Sekretarz generalny NATO Anders Fogh Rasmussen przyznaje się do błędu. W wywiadzie dla niemieckiego dziennika "Hamburger Abendblatt" stwierdził, że Sojusz nie docenił wyzwań w Afganistanie i płaci teraz za to wysoką cenę.

Dziewięć lat międzynarodowego zaangażowania w Afganistanie boleśnie nam pokazało, że cena, jaką tam płacimy, jest o wiele wyższa, niż oczekiwano, zwłaszcza jeśli chodzi o liczbę poległych żołnierzy - przyznał Rasmussen.

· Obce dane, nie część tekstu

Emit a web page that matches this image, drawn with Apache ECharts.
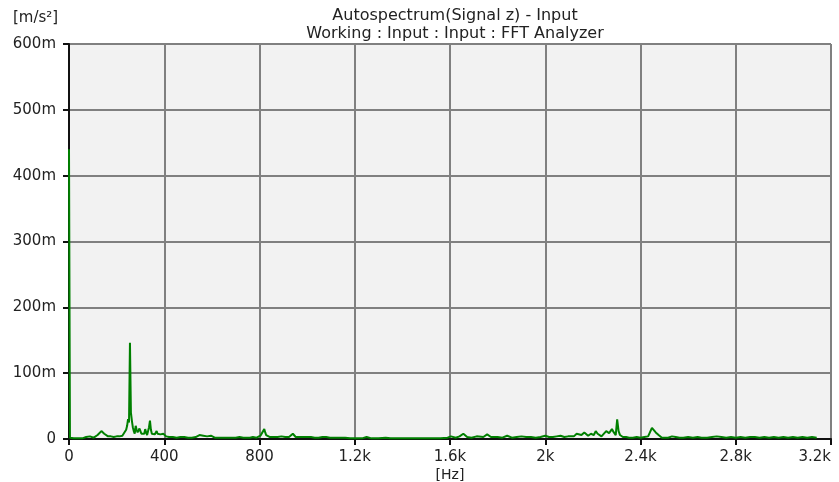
<!DOCTYPE html>
<html><head><meta charset="utf-8">
<script src="https://cdn.jsdelivr.net/npm/echarts@6/dist/echarts.min.js"></script>
<style>html,body{margin:0;padding:0;background:#fff}#c{width:839px;height:482px}</style>
</head><body><div id="c"></div>
<script>
var titleLines = ["Autospectrum(Signal z) - Input", "Working : Input : Input : FFT Analyzer"];
var yUnit = "[m/s²]";
var xName = "[Hz]";
var xTicks = [0, 400, 800, 1200, 1600, 2000, 2400, 2800, 3200];
var xTickLabels = ["0", "400", "800", "1.2k", "1.6k", "2k", "2.4k", "2.8k", "3.2k"];
var yTicks = [0, 100, 200, 300, 400, 500, 600];
var yTickLabels = ["0", "100m", "200m", "300m", "400m", "500m", "600m"];
// frequency (Hz) and autospectrum value (m m/s²)
var freqs = [0,4,20,40,56,60,64,72,80,88,96,104,112,120,128,136,140,144,148,156,164,176,188,200,212,224,232,240,244,248,252,256,260,264,268,272,276,280,284,288,292,296,300,304,308,312,316,320,324,328,332,336,340,344,348,352,356,360,364,368,372,376,380,384,388,392,396,400,404,408,412,416,420,428,436,444,452,460,468,476,484,492,500,508,516,524,532,540,548,556,564,572,580,588,596,604,612,620,628,640,652,664,676,688,700,708,716,724,732,740,748,760,772,780,788,796,804,812,820,824,828,836,844,852,860,868,876,884,892,900,908,916,924,932,940,944,952,960,968,976,984,992,1000,1008,1016,1024,1032,1040,1048,1056,1064,1072,1080,1088,1096,1104,1112,1120,1128,1136,1144,1152,1160,1168,1180,1196,1204,1212,1230,1250,1256,1270,1300,1330,1336,1350,1380,1410,1440,1470,1500,1530,1560,1590,1604,1612,1624,1640,1656,1664,1672,1690,1712,1720,1740,1756,1764,1772,1800,1820,1840,1848,1860,1880,1900,1908,1920,1940,1960,1980,2000,2004,2016,2032,2048,2064,2080,2096,2104,2120,2132,2140,2152,2164,2172,2180,2192,2204,2212,2220,2228,2236,2244,2256,2268,2280,2288,2296,2302,2308,2314,2320,2326,2332,2340,2352,2368,2384,2400,2416,2432,2448,2464,2476,2484,2490,2496,2504,2516,2532,2548,2564,2580,2600,2620,2640,2656,2664,2680,2700,2720,2740,2760,2780,2800,2820,2840,2860,2880,2900,2920,2940,2960,2980,3000,3020,3040,3060,3080,3100,3120,3140,3160,3180,3200];
var values = [440,2,1,1,1,3,2,3,2,4,3,2,3,6,8,12,14,11,8,6,4,4,3,4,4,5,8,14,20,30,25,146,40,28,18,12,8,20,14,10,8,16,12,8,10,6,8,15,10,6,8,18,28,14,8,6,9,7,5,12,8,6,5,7,5,10,8,6,5,4,6,4,3,5,3,4,2,4,3,2,3,4,2,3,2,5,3,4,6,4,5,3,4,2,5,3,2,3,2,2,2,2,2,2,2,5,3,2,2,3,2,2,3,2,2,3,5,8,15,10,6,4,3,4,3,2,3,2,4,3,3,2,3,5,8,5,3,2,3,4,3,2,3,2,3,4,2,3,2,2,3,2,3,2,2,3,2,3,2,1,2,1,2,1,1,1,3,1,1,3,1,1,1,2,1,1,1,1,1,1,1,1,1,2,4,3,2,4,8,5,3,2,4,3,3,7,4,3,3,2,5,3,2,3,4,2,3,3,2,3,5,4,3,3,4,5,3,4,6,4,8,5,6,10,7,5,8,6,12,8,5,4,6,12,9,15,10,6,30,12,6,4,3,3,3,2,2,3,2,3,4,17,10,6,3,2,3,2,2,4,3,2,2,3,2,3,2,3,2,3,4,3,2,3,2,3,2,3,3,2,3,2,3,2,3,2,3,2,3,2,3,2];

var data = freqs.map(function(f, i){ return [f, values[i]]; });
var chart = echarts.init(document.getElementById('c'), null, {renderer:'canvas'});
var fontFam = '"DejaVu Sans", Verdana, sans-serif';
var txtColor = '#222222';
chart.setOption({
  animation: false,
  backgroundColor: '#ffffff',
  title: [{
    text: titleLines.join('\n'), left: 450, top: 2, textAlign: 'center',
    textStyle: {fontFamily: fontFam, fontSize: 16, fontWeight: 'normal', color: txtColor, lineHeight: 18}
  }, {
    text: yUnit, left: 8, top: 6,
    textStyle: {fontFamily: fontFam, fontSize: 15, fontWeight: 'normal', color: txtColor}
  }],
  grid: {left: 69, right: 8, top: 44, bottom: 43, show: true, backgroundColor: '#f2f2f2', borderWidth: 0, outerBoundsMode: 'none', containLabel: false},
  xAxis: {
    type: 'value', min: 0, max: 3200, interval: 400,
    name: xName, nameLocation: 'middle', nameGap: 29, nameMoveOverlap: false,
    nameTextStyle: {fontFamily: fontFam, fontSize: 14, color: txtColor, lineHeight: 14, verticalAlign: 'top'},
    axisLine: {show: true, onZero: false, lineStyle: {color: '#111', width: 2}},
    axisTick: {show: true, length: 6, lineStyle: {color: '#111', width: 2}},
    axisLabel: {fontFamily: fontFam, fontSize: 15, color: txtColor, margin: 11, alignMaxLabel: 'right',
      formatter: function(v){ var i = xTicks.indexOf(v); return i >= 0 ? xTickLabels[i] : ''; }},
    splitLine: {show: true, lineStyle: {color: '#808080', width: 2}}
  },
  yAxis: {
    type: 'value', min: 0, max: 600, interval: 100,
    axisLine: {show: true, lineStyle: {color: '#111', width: 2}},
    axisTick: {show: true, length: 6, lineStyle: {color: '#111', width: 2}},
    axisLabel: {fontFamily: fontFam, fontSize: 15, color: txtColor, margin: 13,
      formatter: function(v){ var i = yTicks.indexOf(v); return i >= 0 ? yTickLabels[i] : ''; }},
    splitLine: {show: true, lineStyle: {color: '#808080', width: 2}}
  },
  series: [{
    type: 'line', data: data, showSymbol: false, symbol: 'none',
    lineStyle: {color: '#008000', width: 2}, clip: true
  }]
});
</script></body></html>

Szef Sojuszu nie ma wątpliwości, że NATO nie doceniło wyzwań i trudności, jakie niosła ze sobą operacja w Afganistanie. Obawia się też, że ofiar po stronie Sojuszu i afgańskich wojsk rządowych będzie coraz więcej. Ofensywy w rejonach, gdzie talibowie trzymają się najmocniej, będą prowadziły do gwałtownych starć, a co za tym idzie - i muszę przyznać to ze smutkiem - do kolejnych ofiar. Te operacje są jednak konieczne, by militarnie i politycznie osłabić przeciwnika - stwierdził Rasmussen.